Copy from the first line below down to and including the line with "const X_PAD = 0.61;". Skip the pictures.

───── DATA ROWS ─────

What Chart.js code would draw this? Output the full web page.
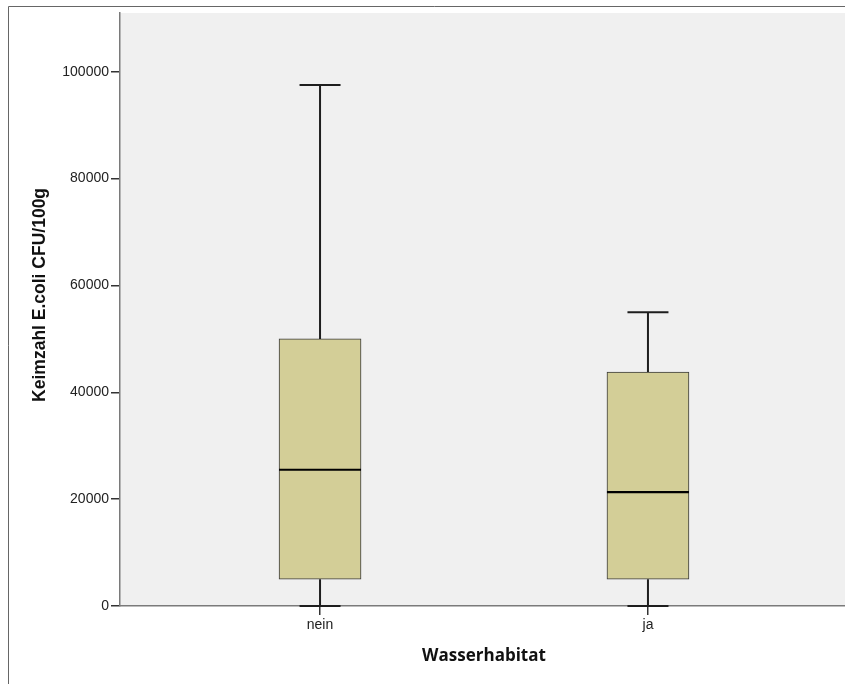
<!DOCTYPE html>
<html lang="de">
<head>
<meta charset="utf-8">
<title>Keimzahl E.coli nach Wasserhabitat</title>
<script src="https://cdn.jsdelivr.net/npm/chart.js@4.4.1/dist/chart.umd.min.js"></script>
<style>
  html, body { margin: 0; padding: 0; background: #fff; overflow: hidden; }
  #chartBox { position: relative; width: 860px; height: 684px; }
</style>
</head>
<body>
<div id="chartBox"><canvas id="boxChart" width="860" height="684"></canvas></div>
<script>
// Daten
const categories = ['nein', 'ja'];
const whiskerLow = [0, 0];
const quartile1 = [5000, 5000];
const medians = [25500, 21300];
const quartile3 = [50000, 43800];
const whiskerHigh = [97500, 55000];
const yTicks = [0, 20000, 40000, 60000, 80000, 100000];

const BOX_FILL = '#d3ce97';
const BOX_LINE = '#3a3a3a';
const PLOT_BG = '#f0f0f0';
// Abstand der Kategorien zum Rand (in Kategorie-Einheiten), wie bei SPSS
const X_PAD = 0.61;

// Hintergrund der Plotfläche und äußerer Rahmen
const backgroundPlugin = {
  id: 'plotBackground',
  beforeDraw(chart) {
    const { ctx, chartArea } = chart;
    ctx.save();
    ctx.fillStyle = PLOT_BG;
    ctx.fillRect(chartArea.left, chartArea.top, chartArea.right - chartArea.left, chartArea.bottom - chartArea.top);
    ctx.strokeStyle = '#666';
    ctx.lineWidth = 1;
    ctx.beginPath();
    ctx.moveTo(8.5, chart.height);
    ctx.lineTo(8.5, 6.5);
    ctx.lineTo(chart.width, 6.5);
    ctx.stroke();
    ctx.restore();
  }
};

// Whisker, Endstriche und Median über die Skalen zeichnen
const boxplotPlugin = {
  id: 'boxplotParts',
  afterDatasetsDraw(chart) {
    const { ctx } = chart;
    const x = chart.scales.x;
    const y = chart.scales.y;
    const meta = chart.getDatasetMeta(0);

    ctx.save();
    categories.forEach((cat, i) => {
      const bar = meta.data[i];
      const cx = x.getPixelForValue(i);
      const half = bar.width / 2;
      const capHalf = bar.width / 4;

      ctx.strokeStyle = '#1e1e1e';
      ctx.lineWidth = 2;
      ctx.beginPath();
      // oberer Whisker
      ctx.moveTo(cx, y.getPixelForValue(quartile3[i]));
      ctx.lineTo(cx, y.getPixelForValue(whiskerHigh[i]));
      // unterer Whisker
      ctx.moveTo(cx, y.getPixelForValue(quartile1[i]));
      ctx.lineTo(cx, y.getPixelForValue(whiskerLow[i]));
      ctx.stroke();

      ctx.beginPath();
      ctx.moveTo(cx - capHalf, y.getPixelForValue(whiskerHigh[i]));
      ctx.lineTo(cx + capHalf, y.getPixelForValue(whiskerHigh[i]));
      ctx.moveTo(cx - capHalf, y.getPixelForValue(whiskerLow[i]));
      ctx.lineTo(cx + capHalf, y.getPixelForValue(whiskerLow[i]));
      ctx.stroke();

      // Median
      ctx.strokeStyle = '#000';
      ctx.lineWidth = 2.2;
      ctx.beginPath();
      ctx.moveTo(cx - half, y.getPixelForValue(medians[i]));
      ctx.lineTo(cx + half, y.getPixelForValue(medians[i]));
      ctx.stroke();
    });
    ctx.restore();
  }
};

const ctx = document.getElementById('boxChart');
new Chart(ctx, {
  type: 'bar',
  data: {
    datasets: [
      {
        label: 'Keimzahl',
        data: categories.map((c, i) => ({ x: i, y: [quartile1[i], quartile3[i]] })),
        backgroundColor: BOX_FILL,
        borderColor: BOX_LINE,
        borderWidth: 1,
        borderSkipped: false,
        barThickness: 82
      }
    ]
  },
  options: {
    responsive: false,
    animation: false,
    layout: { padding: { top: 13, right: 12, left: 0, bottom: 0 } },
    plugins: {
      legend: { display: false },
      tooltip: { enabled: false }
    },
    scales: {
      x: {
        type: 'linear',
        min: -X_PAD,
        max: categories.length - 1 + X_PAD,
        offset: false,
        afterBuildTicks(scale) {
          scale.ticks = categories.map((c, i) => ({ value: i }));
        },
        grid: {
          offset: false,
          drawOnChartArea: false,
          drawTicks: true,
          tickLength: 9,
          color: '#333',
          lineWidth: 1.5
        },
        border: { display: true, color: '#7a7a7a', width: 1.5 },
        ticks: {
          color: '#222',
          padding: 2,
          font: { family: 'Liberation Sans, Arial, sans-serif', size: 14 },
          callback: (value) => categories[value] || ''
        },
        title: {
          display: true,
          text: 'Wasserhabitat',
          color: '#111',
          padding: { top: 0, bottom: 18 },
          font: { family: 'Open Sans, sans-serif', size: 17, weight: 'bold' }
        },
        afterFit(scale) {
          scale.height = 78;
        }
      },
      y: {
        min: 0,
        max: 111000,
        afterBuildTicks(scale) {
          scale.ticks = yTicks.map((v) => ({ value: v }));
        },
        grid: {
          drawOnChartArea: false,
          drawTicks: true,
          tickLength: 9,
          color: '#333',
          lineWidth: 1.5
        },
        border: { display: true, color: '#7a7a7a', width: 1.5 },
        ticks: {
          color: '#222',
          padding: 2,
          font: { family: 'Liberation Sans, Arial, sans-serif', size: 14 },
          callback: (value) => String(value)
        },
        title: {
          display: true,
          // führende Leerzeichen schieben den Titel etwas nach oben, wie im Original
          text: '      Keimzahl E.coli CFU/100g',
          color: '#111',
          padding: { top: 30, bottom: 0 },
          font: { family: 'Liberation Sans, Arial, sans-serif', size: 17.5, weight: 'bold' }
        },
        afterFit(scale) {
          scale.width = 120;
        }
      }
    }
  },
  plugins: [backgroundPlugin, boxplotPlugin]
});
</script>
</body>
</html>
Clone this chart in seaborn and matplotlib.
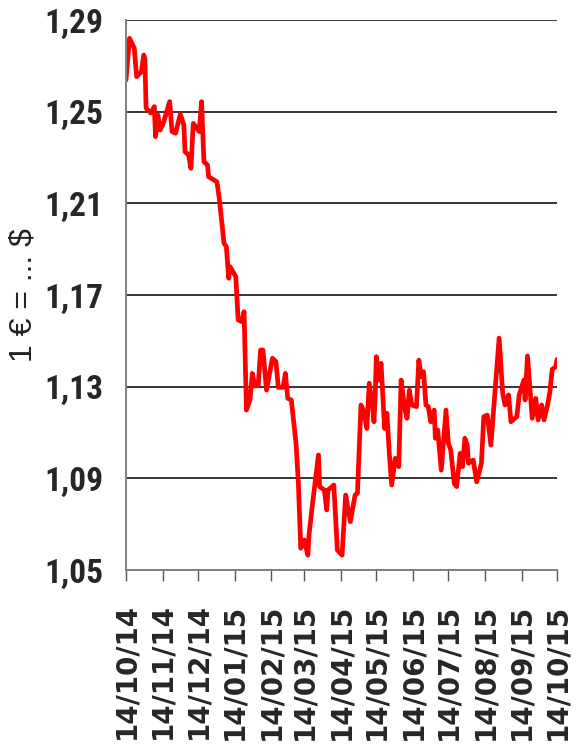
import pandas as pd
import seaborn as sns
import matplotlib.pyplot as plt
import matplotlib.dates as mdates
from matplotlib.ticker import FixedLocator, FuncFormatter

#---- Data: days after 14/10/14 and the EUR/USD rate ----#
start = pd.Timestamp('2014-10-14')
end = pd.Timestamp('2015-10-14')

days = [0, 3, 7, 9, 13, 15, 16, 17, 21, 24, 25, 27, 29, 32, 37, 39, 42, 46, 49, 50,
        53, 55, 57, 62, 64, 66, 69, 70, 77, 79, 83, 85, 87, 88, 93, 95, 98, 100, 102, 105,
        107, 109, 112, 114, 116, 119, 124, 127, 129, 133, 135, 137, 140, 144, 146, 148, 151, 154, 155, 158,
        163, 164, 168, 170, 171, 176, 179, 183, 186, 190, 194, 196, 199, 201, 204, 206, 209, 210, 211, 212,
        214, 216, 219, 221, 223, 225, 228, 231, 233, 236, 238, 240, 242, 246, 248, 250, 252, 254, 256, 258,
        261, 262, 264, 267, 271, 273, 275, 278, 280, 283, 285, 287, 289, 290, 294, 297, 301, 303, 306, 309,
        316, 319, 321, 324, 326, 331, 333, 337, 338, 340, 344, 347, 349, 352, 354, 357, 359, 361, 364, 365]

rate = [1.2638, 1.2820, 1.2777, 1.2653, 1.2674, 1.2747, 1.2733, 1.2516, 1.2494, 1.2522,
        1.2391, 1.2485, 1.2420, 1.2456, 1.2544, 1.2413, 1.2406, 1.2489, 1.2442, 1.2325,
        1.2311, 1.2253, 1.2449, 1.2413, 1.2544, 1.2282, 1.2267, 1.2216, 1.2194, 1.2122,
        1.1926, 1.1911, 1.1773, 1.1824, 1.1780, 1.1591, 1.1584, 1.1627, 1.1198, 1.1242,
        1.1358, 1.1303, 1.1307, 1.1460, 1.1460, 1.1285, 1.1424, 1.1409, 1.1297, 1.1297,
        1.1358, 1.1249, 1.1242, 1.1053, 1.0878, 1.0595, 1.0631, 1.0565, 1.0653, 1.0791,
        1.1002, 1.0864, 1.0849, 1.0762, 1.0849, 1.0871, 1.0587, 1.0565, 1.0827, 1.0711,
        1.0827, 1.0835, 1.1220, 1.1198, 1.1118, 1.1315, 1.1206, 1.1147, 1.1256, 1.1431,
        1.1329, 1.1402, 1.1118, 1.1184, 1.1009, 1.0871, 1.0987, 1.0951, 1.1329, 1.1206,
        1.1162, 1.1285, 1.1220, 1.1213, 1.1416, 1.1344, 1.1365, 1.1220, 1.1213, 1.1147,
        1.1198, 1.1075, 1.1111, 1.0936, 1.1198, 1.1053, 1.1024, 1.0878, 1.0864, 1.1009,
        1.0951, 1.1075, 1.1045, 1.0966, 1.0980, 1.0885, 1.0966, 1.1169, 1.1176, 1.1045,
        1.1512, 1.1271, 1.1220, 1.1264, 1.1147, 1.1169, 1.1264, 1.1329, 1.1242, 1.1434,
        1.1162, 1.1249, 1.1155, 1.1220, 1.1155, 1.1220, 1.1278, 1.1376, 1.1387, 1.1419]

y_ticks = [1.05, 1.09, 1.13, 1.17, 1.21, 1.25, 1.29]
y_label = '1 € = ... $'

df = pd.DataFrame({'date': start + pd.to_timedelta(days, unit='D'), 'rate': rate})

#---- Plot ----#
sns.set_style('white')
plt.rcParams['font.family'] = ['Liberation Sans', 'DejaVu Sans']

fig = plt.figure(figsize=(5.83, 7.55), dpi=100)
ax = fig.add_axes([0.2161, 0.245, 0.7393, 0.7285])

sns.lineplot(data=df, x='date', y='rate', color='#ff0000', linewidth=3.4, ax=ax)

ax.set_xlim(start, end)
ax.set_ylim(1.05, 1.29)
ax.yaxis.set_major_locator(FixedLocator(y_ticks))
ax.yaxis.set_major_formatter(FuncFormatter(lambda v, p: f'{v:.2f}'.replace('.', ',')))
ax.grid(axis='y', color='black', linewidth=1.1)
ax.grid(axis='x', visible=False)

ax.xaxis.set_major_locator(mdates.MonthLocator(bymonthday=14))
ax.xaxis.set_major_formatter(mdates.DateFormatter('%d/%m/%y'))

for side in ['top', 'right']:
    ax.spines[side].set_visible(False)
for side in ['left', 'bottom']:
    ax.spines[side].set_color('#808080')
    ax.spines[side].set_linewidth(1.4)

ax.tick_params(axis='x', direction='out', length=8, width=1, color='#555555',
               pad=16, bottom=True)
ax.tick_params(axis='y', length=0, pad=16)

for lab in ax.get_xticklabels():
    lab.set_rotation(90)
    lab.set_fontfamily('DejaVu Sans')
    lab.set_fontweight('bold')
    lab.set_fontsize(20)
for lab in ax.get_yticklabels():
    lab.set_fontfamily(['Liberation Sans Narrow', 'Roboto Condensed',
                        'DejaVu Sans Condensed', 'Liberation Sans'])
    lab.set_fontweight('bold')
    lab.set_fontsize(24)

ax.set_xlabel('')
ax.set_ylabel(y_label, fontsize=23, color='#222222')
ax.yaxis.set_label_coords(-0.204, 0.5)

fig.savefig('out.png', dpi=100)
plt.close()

─────

REPLY:
What Chart.js code would draw this? Output the full web page.
<!DOCTYPE html>
<html lang="de">
<head>
<meta charset="utf-8">
<title>Keimzahl E.coli nach Wasserhabitat</title>
<script src="https://cdn.jsdelivr.net/npm/chart.js@4.4.1/dist/chart.umd.min.js"></script>
<style>
  html, body { margin: 0; padding: 0; background: #fff; overflow: hidden; }
  #chartBox { position: relative; width: 860px; height: 684px; }
</style>
</head>
<body>
<div id="chartBox"><canvas id="boxChart" width="860" height="684"></canvas></div>
<script>
// Daten
const categories = ['nein', 'ja'];
const whiskerLow = [0, 0];
const quartile1 = [5000, 5000];
const medians = [25500, 21300];
const quartile3 = [50000, 43800];
const whiskerHigh = [97500, 55000];
const yTicks = [0, 20000, 40000, 60000, 80000, 100000];

const BOX_FILL = '#d3ce97';
const BOX_LINE = '#3a3a3a';
const PLOT_BG = '#f0f0f0';
// Abstand der Kategorien zum Rand (in Kategorie-Einheiten), wie bei SPSS
const X_PAD = 0.61;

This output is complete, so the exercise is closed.